I discovered Pauline Kael at around the same time I discovered Ingmar Bergman; it was a coming-of-age stage for me, learning about this whole other world of filmmaking that I never knew existed. It only strengthened my love for the movies and I began to look around in the Film Books section at Borders. These two gigantic volumes, For Keeps and 5001 Nights at the Movies, caught my eye. I bought the first because it had a lengthy review of Cries and Whispers, one of the Bergmans that changed my life and perspective. A few months later, I was reading an interview of her done for Newsweek’s special issue on the AFI’s list of the best films ever made. Pauline Kael will always end up in the hands of a movie lover at some point or another.

I always imagined her in old age as some really hip grandma, like Estelle Getty getting her groove on to Prince. In Lady Sings the Blues, she shows her knowledge of Billie Holiday and Bessie Smith and Aretha Franklin. In Stop Making Sense, she is able to talk about the progressive new-wave band Talking Heads. In a moving tribute, critic Stephanie Zacharek, a friend of Pauline’s, informs us that she had a thing for Elvis Costello, and I heard somewhere that she listened to Salt-N-Pepa. You never imagine an elderly person would know what’s currently going on in the arts, but she was stuck to her love for it, not to her age. Reading For Keeps (her original collections, titled with sexual double-entendres like I Lost it at the Movies and Taking It All In, have been mostly out-of-print), we get to travel with her through the ‘60s; then the ‘70s, which she calls the “golden age” of moviemaking; all the way to the commercialism of the ‘80s and early ‘90s. She never seems out-of-touch with the times. She never allowed herself to sound jaded, though she was frequently annoyed. This must be the hardest thing for a movie critic to accomplish: the ability to keep that “movie love.” She kept it till the very end; critic Michael Sragow said he talked to her a few hours before she died about director Lamont Johnson and she commented, “Isn’t he amazing?”

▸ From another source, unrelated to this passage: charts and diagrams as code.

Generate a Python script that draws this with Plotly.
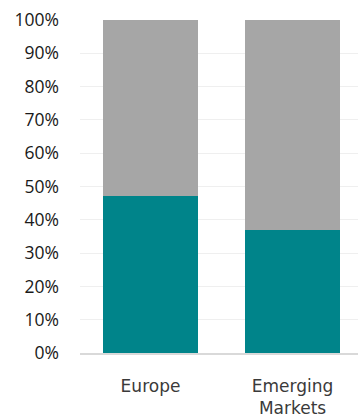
import plotly.graph_objects as go

categories = ["Europe", "Emerging<br>Markets"]
teal_values = [47, 37]
gray_values = [53, 63]
y_ticks = [0, 10, 20, 30, 40, 50, 60, 70, 80, 90, 100]
y_tick_labels = [f"{v}%" for v in y_ticks]

x_pos = list(range(len(categories)))

fig = go.Figure()
fig.add_trace(go.Bar(x=x_pos, y=teal_values, marker=dict(color="#00848A", line=dict(width=0)),
                     width=0.67, hoverinfo="skip"))
fig.add_trace(go.Bar(x=x_pos, y=gray_values, marker=dict(color="#A6A6A6", line=dict(width=0)),
                     width=0.67, hoverinfo="skip"))

fig.update_layout(
    barmode="stack",
    width=358, height=419,
    margin=dict(l=80, r=0, t=20, b=66),
    plot_bgcolor="white", paper_bgcolor="white",
    showlegend=False,
    xaxis=dict(
        range=[-0.4965, 1.461],
        tickmode="array", tickvals=x_pos, ticktext=categories,
        showgrid=False, zeroline=False, automargin=False,
        showline=True, linecolor="#D9D9D9", linewidth=1.5,
        ticks="", ticklabelstandoff=17,
        tickfont=dict(family="DejaVu Sans", size=17, color="#3A3A3A"),
    ),
    yaxis=dict(
        range=[0, 100], automargin=False,
        tickmode="array", tickvals=y_ticks, ticktext=y_tick_labels,
        showgrid=True, gridcolor="#EFEFEF", gridwidth=1,
        zeroline=False, showline=False, ticks="",
        ticklabelstandoff=20,
        tickfont=dict(family="Open Sans", size=17.5, color="#1A1A1A"),
    ),
)

fig.write_html("out.html")
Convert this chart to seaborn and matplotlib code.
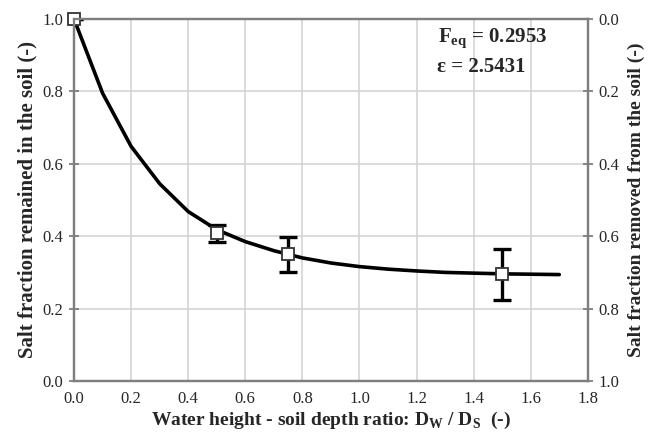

I think of her as a rock star; she wrote as if she were venting, using her pen like Hendrix did his guitar, with all the heart and brain and energy within her. During that fruitful time of American popular art in the ‘60s and ‘70s, she either fueled or fed off of the rebellious voices of rock critics Lester Bangs and Richard Meltzer. She showed us that she loved writing just as much as the movies, and you knew she loved to talk by her witty conversational style. Though she has her enemies and haters, I’ve always thought she would be popular with the masses because she’s so fun to read, so vibrant and alive. When I heard that she died, it was a sad finality for a fan’s fantasy: I would never get to meet her, or know what she thought of recent movies, or find out what her voice sounded like. The dual passion for her own craft and also the craft of filmmakers made her a creator dependent on other artists’ creations. But she was a creator; her reviews immediately taught me the possibilities of a field I hadn’t even begun to explore. She was as much of an artist as the filmmakers she wrote about. I cherish her work the way I do my most beloved movies.